Sarpirstein receives Loeb Classical Library Foundation Fellowship

School of Art, Art History & Design Assistant Professor of Art History Philip Sapirstein.
School of Art, Art History & Design Assistant Professor of Art History Philip Sapirstein.

School of Art, Art History & Design Assistant Professor of Art History Philip Sapirstein was awarded nearly $11,000 by Harvard University’s Loeb Classical Library Foundation to support his Olympia research during the 2017-2018 academic year.

“I’m honored and very grateful for the generous support of my research at Olympia as the fieldwork draws to its conclusion,” Sapirstein said.

The Loeb Classical Library Foundation awards fellowships to qualified scholars to support research, publication, and other projects in the area of classical studies.

The Digital Architecture Project has been directed by Sapirstein since its first season in 2013 at ancient Olympia—the renowned sanctuary of Zeus and the birthplace of the ancient Olympic games. Sapirstein's research has focused on the Temple of Hera, under construction by ca. 600 B.C., and one of the best preserved monuments in all of Greece. The Heraion is also one of the first temples that can be classified as Doric, the iconic architectural style that later was the model for the Parthenon in Athens. Sapirstein has long been interested in where and how Greeks developed their architectural styles and technologies, and resolving the longstanding debates about the original appearance of the Heraion at Olympia is central to answering these questions.
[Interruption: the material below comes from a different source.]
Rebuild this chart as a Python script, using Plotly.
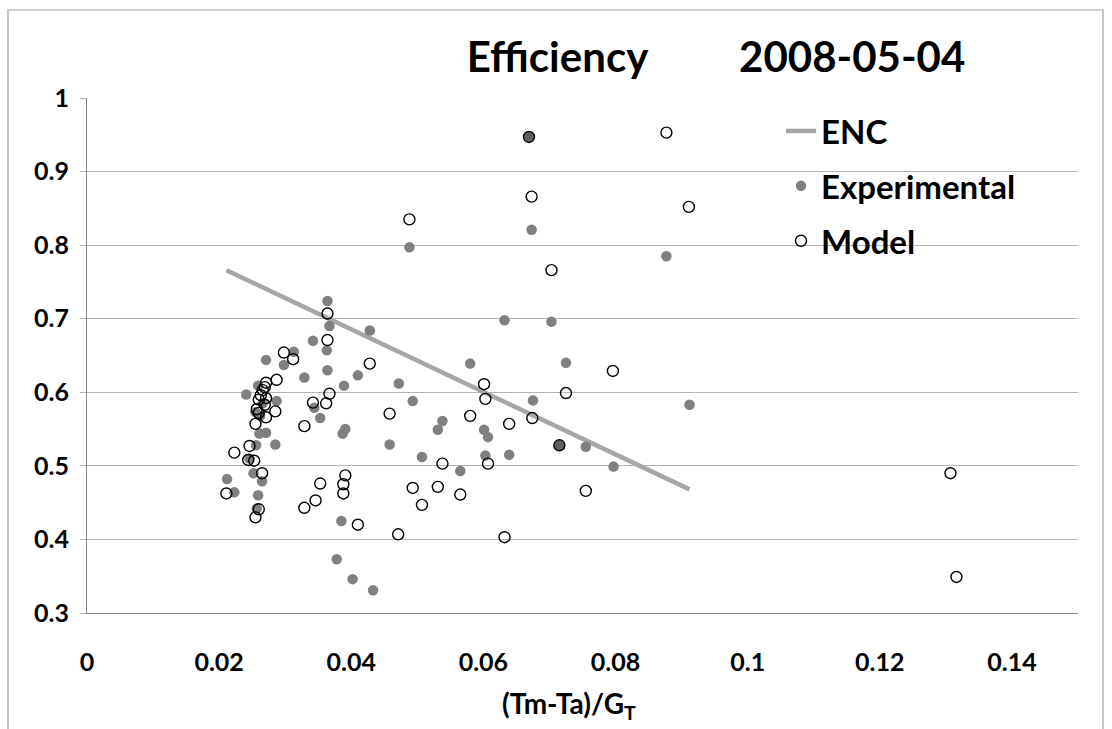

The project in 2013–2015 focused on cleaning the huge temple site (whose ruins extend over about a third of a football field) in preparation for a new 3D modeling technology know as photogrammetry. From a series of about 3,500 images taken from different vantages points throughout the site, new software identifies overlapping photographs, restores their exact locations by comparing features seen in both pictures, and from there calculate with very high precision the 3D surfaces of the temple.

About 2000 square meters (half an acre) has been modeled this way at a resolution of 1mm, allowing us to see the whole site on the computer in extraordinarily high detail. Among other things, the new models have allowed Sapirstein to reconstruct digitally the original positions on the colonnades of several dozen fallen column drums and capitals.
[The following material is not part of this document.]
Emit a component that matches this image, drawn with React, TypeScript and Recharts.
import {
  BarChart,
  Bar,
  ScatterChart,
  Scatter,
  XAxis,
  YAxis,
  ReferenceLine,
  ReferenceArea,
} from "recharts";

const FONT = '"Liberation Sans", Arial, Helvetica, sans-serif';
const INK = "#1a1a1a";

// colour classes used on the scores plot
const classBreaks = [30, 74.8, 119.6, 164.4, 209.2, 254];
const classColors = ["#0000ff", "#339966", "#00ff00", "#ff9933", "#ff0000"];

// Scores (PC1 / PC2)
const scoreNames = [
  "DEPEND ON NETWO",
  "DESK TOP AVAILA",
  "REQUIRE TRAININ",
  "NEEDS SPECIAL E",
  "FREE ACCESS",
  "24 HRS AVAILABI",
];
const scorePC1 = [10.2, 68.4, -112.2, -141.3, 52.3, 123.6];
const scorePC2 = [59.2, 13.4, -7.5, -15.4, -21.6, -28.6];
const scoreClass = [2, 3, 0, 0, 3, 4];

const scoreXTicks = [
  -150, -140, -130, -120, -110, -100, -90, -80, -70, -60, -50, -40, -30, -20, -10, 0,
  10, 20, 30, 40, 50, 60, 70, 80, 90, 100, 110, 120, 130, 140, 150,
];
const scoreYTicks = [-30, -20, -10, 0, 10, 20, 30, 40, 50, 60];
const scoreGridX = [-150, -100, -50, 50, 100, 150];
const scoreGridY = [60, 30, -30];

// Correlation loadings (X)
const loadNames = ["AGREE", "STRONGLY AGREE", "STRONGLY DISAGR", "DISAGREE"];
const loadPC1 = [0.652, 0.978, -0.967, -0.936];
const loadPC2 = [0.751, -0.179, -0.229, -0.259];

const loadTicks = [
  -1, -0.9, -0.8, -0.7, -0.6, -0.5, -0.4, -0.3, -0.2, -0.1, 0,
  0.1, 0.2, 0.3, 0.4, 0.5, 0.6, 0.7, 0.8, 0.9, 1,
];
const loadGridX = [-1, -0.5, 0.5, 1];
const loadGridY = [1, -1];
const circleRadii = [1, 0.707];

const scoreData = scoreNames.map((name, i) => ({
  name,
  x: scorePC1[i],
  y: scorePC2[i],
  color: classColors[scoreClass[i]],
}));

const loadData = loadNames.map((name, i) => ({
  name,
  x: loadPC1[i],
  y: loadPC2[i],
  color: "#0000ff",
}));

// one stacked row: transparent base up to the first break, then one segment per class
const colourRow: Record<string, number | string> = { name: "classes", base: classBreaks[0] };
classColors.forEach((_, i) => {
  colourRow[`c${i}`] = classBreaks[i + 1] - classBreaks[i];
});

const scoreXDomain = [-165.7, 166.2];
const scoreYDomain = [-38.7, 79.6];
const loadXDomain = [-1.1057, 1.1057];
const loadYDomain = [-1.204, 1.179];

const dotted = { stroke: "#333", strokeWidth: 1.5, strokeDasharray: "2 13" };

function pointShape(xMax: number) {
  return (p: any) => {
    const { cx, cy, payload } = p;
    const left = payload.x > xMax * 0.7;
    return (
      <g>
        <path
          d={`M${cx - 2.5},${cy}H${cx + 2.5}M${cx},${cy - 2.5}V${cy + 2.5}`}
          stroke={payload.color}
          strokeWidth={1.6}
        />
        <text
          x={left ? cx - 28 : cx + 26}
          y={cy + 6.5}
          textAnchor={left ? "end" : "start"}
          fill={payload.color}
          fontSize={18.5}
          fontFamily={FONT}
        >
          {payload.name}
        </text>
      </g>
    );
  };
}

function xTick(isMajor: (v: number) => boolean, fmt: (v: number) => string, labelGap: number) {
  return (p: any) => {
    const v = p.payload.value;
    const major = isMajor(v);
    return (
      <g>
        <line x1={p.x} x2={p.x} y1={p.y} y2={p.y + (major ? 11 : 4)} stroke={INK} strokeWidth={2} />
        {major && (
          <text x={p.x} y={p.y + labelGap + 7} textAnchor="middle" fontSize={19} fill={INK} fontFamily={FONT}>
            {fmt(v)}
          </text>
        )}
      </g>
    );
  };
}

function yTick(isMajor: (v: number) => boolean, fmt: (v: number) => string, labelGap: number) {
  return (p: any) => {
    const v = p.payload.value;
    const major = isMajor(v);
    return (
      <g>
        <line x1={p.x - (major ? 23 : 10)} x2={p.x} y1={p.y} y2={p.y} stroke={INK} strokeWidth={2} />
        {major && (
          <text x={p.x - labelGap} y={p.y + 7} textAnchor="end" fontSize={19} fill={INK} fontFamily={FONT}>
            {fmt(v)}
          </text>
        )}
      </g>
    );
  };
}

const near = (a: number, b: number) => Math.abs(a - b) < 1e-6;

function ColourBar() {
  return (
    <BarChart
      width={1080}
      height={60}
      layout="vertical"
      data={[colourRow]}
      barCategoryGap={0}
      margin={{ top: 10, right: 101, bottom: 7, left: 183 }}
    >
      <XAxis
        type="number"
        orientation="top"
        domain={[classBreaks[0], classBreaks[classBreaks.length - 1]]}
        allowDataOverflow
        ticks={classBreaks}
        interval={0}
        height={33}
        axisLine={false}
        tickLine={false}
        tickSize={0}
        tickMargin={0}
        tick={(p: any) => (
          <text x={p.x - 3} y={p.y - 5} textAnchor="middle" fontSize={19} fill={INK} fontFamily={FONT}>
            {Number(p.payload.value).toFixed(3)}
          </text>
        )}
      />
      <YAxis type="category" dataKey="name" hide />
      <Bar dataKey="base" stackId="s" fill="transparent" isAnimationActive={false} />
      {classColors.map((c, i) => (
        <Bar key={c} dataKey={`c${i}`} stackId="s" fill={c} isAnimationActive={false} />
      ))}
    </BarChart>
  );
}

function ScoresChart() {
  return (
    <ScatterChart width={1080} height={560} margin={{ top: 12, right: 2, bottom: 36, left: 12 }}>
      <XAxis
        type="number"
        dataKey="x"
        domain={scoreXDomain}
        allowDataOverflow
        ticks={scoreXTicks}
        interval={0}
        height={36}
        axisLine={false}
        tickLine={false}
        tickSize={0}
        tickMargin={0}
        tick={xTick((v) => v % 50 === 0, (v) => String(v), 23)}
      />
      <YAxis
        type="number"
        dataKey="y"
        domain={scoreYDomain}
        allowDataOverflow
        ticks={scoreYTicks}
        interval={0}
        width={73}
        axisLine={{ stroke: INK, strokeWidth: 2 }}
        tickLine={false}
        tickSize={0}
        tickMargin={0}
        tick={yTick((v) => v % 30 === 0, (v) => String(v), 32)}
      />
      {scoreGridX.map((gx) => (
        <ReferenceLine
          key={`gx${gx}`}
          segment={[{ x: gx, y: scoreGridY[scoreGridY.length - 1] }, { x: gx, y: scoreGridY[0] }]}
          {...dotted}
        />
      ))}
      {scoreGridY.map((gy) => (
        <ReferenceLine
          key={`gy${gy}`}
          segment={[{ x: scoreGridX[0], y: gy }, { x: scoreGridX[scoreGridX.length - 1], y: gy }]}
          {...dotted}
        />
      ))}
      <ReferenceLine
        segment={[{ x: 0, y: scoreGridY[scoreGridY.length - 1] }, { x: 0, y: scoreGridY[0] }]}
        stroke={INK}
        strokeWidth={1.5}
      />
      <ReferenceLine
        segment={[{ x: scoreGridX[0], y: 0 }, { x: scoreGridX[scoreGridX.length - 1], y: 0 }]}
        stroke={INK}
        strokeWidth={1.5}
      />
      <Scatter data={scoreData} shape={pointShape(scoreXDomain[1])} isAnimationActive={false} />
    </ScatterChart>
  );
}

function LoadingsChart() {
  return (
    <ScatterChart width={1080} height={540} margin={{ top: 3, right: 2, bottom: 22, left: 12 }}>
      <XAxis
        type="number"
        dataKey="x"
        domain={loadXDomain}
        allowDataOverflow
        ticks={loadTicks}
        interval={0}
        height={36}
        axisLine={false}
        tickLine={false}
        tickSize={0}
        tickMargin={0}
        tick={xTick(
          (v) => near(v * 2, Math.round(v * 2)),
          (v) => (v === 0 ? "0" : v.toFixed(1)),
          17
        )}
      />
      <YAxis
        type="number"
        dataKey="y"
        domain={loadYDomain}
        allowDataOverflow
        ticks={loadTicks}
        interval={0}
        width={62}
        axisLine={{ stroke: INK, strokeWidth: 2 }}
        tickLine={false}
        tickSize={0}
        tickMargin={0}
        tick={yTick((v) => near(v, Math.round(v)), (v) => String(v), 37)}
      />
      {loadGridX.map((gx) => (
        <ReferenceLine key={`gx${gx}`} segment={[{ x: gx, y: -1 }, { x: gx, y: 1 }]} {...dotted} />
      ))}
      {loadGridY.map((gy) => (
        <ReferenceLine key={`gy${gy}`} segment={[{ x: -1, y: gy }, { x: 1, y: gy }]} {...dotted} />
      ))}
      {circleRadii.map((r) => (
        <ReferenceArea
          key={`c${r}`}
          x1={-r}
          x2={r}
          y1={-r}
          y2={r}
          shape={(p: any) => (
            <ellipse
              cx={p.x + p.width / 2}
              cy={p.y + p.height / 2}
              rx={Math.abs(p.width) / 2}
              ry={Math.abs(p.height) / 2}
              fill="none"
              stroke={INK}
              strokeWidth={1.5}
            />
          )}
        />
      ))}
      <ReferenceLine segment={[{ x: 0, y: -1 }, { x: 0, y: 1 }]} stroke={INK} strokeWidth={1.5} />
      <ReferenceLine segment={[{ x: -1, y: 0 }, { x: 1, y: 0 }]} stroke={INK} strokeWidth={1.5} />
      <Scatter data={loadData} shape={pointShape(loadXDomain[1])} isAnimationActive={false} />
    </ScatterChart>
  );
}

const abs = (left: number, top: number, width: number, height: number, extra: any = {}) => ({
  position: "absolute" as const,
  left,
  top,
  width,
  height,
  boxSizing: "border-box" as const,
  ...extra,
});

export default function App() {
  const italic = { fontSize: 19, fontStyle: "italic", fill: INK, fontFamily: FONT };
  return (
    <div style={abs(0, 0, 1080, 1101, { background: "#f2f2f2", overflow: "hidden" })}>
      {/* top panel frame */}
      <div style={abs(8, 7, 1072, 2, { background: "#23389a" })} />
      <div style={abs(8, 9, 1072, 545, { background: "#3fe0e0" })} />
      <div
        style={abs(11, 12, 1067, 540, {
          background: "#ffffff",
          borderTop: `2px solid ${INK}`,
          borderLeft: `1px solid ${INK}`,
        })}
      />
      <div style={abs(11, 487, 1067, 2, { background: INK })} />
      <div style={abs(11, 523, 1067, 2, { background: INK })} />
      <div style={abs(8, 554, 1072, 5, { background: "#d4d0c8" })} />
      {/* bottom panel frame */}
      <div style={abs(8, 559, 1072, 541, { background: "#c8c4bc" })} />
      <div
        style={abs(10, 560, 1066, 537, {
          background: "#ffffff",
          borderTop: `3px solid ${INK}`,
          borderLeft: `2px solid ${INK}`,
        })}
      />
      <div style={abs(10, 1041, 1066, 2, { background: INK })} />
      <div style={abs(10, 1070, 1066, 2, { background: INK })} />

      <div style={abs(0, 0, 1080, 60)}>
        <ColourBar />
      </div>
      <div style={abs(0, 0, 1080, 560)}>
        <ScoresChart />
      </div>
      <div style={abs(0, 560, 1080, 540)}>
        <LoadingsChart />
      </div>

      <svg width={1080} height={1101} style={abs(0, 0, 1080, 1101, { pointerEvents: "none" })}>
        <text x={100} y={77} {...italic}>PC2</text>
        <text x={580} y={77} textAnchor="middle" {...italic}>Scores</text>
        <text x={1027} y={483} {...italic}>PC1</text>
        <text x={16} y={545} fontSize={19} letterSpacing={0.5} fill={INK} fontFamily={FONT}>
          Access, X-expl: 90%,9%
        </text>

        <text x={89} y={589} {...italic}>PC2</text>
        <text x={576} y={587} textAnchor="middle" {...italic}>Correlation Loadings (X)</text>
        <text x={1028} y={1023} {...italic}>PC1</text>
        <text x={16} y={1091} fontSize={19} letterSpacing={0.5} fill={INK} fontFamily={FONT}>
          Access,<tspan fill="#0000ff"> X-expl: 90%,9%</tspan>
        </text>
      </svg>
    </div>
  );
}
This summer, Sapirstein returned to Olympia to examine other material from the fallen superstructure of the temple, notably terracotta roof tiles stored in the back rooms of the archaeological museum. A new method—designed last year at the University of Nebraska State Museum, and taught last semester to UNL students in a course about photogrammetry—resulted in detailed 3D models of 80 museum objects, which will be the basis for a new visualization of the lost upper structure of the temple.

During the 2017–2018 academic year, Sapirstein is working on a website that will allow visitors to explore the 3D models of the Heraion and learn more about the temple.

The research at Olympia and UNL has also been supported since 2013 by the Hixson-Lied College of Fine and Performing Arts and the School of Art, Art History & Design.